** begin **

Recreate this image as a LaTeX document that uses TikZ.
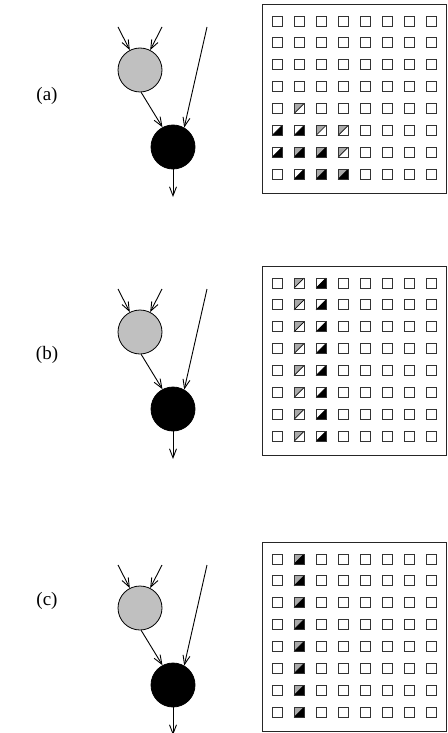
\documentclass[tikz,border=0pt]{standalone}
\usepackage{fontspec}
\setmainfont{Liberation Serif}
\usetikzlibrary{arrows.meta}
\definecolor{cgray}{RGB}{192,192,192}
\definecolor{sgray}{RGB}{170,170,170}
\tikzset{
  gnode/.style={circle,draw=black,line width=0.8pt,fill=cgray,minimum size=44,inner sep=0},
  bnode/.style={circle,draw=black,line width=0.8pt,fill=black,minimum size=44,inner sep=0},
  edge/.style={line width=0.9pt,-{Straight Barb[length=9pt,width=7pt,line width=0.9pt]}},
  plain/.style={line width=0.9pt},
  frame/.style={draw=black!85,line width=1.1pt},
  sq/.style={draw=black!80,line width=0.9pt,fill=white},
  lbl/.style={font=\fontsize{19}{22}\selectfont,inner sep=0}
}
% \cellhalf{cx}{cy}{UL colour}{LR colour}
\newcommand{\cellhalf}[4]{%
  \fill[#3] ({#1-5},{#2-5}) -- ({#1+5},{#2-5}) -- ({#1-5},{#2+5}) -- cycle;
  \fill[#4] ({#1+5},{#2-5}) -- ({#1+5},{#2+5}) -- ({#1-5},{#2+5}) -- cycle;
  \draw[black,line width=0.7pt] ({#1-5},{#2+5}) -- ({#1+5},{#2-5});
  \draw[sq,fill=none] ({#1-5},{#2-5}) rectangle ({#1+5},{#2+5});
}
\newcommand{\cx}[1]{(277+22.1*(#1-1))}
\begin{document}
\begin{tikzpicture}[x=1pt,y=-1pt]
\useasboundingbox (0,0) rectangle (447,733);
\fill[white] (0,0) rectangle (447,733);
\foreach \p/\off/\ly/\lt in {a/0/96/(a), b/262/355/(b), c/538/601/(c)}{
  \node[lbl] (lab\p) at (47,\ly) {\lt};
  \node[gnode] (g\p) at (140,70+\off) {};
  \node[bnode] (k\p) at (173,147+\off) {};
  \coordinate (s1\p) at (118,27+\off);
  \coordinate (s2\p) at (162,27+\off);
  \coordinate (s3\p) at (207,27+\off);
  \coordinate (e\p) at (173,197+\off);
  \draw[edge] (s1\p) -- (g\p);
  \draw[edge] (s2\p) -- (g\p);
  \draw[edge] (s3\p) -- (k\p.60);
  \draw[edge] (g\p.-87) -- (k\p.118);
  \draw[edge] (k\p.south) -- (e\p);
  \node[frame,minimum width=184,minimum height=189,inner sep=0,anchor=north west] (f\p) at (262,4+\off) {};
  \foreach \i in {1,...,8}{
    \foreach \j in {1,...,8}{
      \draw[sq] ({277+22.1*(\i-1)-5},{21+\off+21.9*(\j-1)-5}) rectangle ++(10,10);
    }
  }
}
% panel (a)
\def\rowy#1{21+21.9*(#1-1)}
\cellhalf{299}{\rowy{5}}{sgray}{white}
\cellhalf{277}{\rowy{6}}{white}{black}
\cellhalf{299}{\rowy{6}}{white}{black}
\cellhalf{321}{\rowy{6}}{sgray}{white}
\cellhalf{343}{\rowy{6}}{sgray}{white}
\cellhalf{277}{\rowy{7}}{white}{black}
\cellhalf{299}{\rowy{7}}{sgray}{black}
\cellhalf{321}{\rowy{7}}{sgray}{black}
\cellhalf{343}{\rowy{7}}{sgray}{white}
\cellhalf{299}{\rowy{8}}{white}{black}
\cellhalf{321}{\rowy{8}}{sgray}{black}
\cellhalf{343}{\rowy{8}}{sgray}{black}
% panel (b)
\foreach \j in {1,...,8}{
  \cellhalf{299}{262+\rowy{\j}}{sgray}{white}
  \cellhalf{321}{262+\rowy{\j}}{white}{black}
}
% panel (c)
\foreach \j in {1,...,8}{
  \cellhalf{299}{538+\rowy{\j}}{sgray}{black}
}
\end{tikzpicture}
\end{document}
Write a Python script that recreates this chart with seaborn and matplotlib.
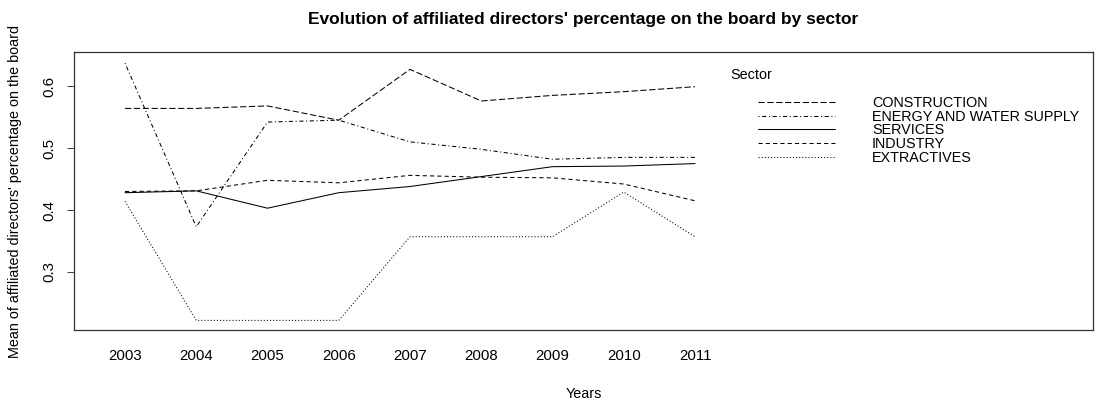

** end **
** begin **

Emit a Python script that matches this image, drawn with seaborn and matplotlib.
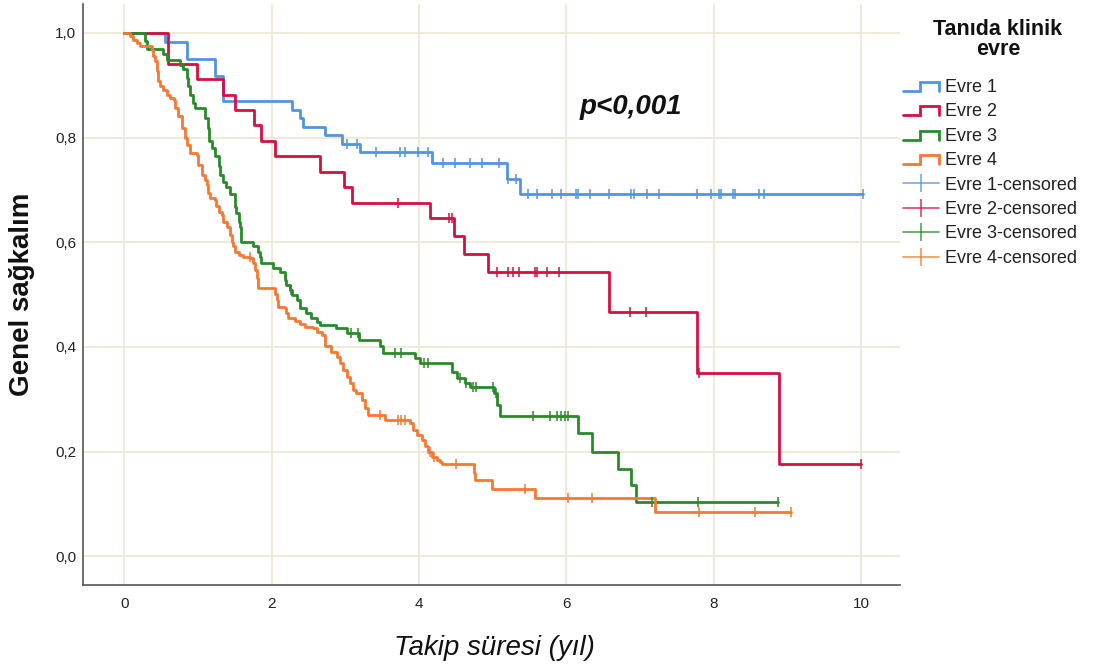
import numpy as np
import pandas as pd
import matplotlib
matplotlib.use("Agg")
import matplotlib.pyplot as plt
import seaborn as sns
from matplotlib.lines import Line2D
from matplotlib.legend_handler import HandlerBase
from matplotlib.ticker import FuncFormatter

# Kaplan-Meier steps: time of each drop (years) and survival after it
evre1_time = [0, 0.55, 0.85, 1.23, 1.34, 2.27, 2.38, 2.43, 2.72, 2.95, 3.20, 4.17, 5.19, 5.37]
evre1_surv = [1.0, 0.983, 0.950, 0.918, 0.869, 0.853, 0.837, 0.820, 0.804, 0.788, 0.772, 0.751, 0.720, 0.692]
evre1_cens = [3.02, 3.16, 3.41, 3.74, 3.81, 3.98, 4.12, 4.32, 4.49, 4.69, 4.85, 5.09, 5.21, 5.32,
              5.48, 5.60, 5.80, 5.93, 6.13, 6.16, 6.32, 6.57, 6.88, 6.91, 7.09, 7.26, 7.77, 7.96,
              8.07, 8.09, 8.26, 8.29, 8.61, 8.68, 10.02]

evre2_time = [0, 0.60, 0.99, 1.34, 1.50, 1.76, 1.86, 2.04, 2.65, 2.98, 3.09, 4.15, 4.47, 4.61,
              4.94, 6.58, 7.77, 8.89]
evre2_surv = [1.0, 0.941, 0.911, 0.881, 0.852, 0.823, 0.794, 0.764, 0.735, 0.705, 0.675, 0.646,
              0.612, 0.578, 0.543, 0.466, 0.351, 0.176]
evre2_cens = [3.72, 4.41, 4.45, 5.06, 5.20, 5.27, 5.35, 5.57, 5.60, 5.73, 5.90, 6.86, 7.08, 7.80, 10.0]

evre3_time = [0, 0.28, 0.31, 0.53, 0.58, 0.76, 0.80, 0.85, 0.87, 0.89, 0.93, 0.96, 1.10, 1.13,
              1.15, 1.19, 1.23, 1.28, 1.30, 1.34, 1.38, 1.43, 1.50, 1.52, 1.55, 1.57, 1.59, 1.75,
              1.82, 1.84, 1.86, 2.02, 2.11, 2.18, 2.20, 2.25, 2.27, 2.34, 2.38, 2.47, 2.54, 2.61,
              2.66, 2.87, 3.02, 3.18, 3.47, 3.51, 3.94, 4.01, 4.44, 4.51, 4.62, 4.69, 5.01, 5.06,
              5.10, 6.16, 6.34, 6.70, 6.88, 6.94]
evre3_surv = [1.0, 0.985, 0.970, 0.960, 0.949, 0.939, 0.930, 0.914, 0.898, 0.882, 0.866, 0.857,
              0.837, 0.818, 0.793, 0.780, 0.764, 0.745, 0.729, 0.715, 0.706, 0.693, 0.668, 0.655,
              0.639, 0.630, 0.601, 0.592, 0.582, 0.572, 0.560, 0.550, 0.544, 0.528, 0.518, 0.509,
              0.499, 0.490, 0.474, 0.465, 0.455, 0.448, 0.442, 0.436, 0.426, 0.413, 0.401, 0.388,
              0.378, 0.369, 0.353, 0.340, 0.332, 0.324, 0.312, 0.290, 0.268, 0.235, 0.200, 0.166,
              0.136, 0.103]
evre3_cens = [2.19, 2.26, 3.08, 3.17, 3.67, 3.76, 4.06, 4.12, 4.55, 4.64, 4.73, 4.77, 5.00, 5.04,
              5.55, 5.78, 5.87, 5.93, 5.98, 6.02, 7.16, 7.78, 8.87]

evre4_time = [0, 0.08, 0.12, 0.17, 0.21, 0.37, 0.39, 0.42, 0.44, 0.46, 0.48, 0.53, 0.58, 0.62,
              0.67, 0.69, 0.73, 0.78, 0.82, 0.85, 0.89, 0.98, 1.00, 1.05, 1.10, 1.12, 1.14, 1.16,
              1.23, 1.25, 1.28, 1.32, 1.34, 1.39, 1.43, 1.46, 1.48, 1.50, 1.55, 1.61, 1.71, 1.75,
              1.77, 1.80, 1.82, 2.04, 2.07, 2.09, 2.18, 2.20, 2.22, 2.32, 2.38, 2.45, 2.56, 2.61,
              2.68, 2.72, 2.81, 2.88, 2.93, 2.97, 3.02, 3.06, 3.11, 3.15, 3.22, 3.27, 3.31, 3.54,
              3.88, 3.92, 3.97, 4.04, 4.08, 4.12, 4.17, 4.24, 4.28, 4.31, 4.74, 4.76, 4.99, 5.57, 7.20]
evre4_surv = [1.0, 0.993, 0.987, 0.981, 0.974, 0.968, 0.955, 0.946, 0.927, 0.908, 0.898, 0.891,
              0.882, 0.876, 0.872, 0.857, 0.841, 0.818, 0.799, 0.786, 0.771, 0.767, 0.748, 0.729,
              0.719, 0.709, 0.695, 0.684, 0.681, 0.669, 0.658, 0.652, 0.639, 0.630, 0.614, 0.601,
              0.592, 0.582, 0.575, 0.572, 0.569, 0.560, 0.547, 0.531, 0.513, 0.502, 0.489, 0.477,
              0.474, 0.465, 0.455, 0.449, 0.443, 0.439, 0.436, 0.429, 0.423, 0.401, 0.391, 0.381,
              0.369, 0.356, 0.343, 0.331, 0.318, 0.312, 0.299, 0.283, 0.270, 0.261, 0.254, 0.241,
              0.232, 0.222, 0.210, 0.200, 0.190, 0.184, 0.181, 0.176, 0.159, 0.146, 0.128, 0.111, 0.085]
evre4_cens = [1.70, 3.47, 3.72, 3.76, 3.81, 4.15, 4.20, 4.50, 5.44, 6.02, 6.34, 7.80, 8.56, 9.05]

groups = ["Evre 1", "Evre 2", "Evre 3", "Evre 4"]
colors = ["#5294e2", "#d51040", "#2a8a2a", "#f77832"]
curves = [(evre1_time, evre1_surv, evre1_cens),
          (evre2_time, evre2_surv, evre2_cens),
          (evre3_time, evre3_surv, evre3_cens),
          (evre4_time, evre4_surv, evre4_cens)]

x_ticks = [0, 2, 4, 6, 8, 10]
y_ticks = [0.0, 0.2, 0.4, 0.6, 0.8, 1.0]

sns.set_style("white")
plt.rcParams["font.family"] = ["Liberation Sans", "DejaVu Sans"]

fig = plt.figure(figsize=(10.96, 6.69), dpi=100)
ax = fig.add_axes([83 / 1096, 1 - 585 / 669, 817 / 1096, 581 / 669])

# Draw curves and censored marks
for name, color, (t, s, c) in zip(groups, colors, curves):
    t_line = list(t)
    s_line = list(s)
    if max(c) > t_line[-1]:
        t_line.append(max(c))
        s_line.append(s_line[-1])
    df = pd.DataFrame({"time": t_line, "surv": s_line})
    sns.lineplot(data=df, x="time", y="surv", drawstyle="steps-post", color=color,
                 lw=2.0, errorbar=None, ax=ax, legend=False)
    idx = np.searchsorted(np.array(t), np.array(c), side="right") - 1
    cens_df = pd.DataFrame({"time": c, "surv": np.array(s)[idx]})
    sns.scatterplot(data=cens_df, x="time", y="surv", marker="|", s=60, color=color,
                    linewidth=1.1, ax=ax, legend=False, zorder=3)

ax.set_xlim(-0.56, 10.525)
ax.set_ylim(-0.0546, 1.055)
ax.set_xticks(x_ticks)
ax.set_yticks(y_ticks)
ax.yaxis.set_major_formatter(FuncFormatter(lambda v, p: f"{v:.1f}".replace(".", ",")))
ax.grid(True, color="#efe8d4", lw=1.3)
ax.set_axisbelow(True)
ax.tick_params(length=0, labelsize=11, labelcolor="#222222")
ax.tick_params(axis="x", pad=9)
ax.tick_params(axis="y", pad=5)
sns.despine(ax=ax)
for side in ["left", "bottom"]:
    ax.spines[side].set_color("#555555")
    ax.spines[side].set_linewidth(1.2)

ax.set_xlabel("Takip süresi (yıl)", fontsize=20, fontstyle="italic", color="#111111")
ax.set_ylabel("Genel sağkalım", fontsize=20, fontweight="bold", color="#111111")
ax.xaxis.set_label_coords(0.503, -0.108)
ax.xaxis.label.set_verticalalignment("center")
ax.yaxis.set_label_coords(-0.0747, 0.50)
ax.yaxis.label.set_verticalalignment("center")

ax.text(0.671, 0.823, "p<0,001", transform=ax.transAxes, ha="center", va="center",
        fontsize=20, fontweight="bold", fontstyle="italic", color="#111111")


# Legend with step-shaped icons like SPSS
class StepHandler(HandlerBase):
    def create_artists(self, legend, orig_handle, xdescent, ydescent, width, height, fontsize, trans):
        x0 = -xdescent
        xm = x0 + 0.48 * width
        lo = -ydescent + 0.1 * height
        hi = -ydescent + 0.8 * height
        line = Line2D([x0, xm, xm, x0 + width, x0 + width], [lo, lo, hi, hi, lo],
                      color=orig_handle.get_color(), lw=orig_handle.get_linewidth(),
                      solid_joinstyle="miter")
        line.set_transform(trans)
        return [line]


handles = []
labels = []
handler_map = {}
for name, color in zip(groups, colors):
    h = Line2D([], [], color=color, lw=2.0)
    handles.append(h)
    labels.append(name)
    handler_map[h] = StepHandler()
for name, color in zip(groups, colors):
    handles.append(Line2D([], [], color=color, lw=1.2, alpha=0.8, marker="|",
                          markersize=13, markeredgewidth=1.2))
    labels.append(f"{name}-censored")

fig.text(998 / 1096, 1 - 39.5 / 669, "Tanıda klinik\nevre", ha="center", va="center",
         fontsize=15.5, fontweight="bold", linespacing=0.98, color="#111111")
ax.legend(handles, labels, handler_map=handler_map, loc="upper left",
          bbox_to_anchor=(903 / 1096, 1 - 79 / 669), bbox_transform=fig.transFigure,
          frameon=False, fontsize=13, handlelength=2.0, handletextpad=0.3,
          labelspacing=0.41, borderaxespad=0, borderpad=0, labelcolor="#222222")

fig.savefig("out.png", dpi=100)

** end **
** begin **

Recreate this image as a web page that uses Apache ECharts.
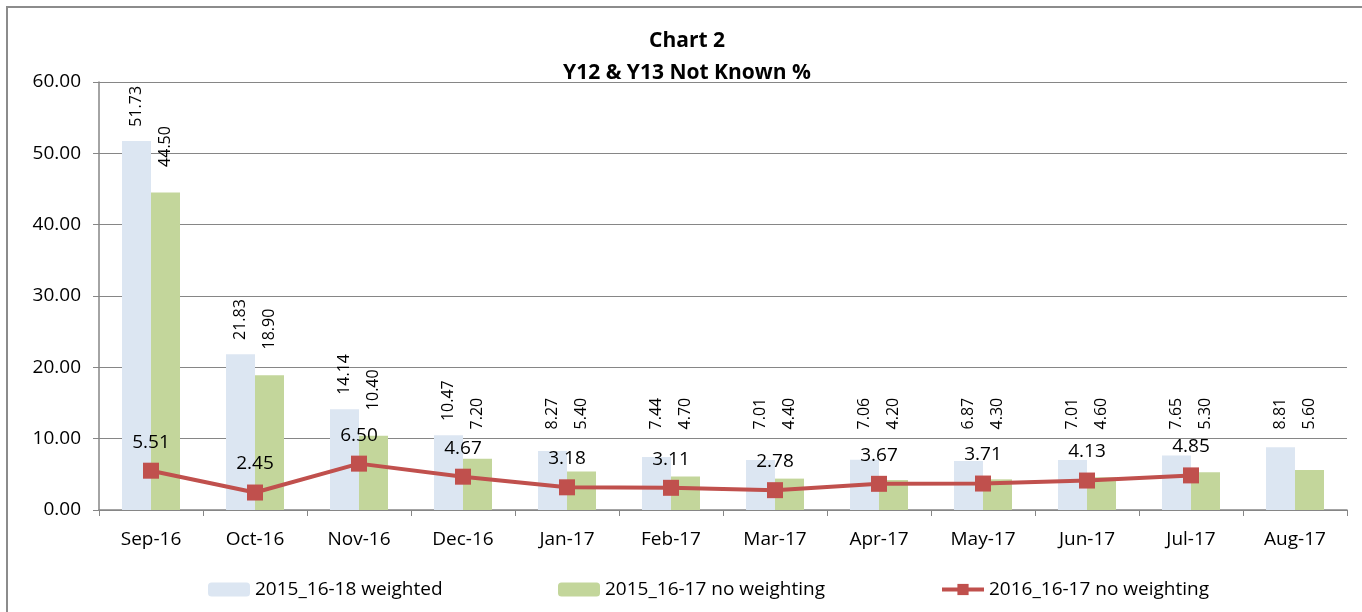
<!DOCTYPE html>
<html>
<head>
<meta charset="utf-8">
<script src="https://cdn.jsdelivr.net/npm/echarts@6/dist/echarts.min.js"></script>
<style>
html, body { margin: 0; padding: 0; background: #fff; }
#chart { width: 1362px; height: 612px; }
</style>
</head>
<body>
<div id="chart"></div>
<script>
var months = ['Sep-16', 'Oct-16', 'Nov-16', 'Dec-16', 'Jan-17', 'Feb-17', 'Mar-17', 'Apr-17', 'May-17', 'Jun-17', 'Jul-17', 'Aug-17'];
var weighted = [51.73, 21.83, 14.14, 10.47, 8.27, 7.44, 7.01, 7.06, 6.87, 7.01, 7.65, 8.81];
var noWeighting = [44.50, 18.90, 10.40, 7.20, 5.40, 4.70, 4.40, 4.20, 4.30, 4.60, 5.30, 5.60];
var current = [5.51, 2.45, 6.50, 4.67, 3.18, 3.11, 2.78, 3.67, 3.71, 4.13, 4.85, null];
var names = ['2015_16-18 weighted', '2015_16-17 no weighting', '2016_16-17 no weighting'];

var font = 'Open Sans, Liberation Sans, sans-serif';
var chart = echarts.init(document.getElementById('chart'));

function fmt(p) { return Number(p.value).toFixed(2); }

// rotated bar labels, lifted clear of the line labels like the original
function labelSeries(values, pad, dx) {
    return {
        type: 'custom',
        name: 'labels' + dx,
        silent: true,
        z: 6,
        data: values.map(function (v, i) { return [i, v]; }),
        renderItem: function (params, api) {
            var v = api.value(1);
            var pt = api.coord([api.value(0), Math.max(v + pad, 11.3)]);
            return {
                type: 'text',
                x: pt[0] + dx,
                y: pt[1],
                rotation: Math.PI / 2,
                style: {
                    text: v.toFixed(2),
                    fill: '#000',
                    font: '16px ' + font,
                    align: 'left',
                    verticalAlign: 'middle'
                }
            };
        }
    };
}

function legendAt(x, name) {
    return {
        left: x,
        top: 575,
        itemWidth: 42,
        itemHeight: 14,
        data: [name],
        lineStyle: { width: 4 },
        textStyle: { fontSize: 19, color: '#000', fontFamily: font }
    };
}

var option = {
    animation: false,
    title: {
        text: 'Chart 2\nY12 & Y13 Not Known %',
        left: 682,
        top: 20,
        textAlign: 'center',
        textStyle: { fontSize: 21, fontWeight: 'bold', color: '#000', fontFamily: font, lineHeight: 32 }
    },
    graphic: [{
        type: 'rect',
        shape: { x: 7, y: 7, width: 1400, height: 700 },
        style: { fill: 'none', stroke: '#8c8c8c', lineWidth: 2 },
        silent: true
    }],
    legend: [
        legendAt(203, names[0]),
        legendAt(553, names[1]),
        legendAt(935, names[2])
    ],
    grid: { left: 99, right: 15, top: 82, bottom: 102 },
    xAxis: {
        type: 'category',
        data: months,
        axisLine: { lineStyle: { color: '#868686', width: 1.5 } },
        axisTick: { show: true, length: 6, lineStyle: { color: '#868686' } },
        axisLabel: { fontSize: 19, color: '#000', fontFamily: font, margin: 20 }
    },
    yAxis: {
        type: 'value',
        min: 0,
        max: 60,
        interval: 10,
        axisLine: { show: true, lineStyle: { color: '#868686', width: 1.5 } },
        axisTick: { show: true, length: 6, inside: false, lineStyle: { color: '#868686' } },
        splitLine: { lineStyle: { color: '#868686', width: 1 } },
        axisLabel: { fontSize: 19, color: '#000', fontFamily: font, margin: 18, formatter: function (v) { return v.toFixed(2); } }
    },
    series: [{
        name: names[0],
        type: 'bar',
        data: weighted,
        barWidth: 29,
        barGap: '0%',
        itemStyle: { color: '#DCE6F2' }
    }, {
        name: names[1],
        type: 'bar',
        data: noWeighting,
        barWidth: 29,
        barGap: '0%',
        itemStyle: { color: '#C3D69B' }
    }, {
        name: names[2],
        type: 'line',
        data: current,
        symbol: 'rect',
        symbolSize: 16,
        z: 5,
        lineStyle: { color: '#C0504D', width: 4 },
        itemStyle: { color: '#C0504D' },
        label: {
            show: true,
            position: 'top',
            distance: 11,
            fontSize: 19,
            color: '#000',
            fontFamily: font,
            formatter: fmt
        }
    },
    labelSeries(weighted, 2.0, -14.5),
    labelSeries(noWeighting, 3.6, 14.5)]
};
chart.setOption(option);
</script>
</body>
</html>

** end **

Set exercise
Return from the data every line that holds "image".

Answer for this exercise
Recreate this image as a LaTeX document that uses TikZ.
Emit a Python script that matches this image, drawn with seaborn and matplotlib.
Recreate this image as a web page that uses Apache ECharts.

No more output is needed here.